_Provided data_.
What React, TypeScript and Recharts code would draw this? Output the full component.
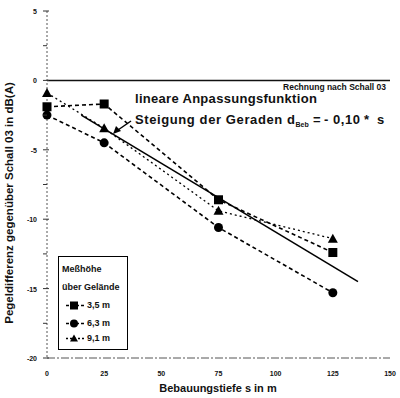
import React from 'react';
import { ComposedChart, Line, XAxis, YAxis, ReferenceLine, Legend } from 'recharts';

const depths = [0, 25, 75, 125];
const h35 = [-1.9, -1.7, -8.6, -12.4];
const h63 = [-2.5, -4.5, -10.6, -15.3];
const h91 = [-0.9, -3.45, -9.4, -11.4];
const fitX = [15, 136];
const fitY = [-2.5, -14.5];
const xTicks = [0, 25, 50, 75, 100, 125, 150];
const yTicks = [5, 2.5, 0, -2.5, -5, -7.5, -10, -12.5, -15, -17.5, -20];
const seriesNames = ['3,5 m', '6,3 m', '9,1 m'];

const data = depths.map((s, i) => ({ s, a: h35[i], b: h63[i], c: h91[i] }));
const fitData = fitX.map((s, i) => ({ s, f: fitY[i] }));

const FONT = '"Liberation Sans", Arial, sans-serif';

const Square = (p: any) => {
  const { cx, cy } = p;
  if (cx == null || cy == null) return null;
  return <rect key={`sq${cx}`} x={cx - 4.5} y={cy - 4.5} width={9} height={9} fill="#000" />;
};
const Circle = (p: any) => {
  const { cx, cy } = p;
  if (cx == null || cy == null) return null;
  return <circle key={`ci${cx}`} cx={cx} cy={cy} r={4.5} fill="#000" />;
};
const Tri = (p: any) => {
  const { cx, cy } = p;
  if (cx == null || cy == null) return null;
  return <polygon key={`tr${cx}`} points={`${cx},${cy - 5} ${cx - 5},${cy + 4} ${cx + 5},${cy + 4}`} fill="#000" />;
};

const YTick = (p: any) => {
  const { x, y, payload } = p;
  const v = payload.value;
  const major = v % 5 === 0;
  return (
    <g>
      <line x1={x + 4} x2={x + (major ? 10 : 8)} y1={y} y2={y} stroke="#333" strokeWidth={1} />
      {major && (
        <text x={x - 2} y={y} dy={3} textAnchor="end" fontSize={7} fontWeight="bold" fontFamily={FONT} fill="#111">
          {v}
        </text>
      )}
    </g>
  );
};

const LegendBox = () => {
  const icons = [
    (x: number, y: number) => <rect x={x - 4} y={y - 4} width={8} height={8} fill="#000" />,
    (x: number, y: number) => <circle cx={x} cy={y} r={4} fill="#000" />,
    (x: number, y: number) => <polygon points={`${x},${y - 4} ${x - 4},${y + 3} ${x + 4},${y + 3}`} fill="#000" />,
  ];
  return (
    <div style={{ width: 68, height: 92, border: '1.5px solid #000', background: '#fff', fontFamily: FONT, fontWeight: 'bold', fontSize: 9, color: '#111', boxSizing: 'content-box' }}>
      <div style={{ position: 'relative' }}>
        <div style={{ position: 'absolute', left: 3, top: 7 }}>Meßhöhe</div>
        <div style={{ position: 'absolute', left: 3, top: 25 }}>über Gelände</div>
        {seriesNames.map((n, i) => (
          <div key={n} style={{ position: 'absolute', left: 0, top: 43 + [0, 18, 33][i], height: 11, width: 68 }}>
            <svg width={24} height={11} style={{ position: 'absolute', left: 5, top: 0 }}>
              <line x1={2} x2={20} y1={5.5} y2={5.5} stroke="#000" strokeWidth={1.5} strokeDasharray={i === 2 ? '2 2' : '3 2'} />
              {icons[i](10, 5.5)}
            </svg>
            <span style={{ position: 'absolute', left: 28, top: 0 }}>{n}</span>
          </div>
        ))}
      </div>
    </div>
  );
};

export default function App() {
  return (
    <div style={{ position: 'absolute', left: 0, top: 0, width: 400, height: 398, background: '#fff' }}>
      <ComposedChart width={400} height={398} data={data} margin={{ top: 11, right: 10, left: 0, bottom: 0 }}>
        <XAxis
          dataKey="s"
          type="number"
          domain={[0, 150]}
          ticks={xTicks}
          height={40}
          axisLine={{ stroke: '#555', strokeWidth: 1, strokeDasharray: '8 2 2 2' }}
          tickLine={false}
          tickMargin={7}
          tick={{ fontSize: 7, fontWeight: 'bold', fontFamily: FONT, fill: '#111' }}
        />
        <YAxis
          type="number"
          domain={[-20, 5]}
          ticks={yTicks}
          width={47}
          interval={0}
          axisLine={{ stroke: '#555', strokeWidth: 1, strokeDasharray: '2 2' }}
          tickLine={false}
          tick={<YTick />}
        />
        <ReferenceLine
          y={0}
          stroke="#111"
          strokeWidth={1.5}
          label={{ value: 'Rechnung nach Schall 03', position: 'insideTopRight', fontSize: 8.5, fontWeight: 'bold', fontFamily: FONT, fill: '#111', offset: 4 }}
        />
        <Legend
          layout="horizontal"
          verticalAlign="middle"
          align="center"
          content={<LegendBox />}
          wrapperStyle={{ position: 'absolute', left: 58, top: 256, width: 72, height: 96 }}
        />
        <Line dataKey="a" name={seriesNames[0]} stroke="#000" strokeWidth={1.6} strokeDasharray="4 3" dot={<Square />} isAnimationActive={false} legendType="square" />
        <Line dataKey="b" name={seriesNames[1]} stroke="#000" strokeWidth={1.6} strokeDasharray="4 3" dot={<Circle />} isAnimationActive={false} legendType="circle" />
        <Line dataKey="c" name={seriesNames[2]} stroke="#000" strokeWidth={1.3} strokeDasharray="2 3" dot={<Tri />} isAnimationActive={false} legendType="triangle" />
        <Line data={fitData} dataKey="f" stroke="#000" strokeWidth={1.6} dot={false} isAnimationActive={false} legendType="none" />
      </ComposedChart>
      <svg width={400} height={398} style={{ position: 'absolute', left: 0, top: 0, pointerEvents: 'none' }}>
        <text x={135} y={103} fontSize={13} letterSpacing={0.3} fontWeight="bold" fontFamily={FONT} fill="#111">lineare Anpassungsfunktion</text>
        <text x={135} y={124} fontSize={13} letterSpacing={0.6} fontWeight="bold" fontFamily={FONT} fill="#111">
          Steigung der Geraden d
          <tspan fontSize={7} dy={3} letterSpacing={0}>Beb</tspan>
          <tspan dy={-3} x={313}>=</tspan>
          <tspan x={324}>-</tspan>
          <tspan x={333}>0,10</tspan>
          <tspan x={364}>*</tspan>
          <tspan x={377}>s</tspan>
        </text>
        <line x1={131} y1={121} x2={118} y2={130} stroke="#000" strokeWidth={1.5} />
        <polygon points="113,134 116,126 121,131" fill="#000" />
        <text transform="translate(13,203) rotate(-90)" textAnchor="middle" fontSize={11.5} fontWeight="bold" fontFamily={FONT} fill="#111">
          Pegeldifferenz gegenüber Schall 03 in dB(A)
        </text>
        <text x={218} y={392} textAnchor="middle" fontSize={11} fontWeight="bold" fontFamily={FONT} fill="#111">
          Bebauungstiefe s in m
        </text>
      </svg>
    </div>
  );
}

_Problem_. Copy each line that holds the word "React".

_Exercise answer_.
What React, TypeScript and Recharts code would draw this? Output the full component.
import React from 'react';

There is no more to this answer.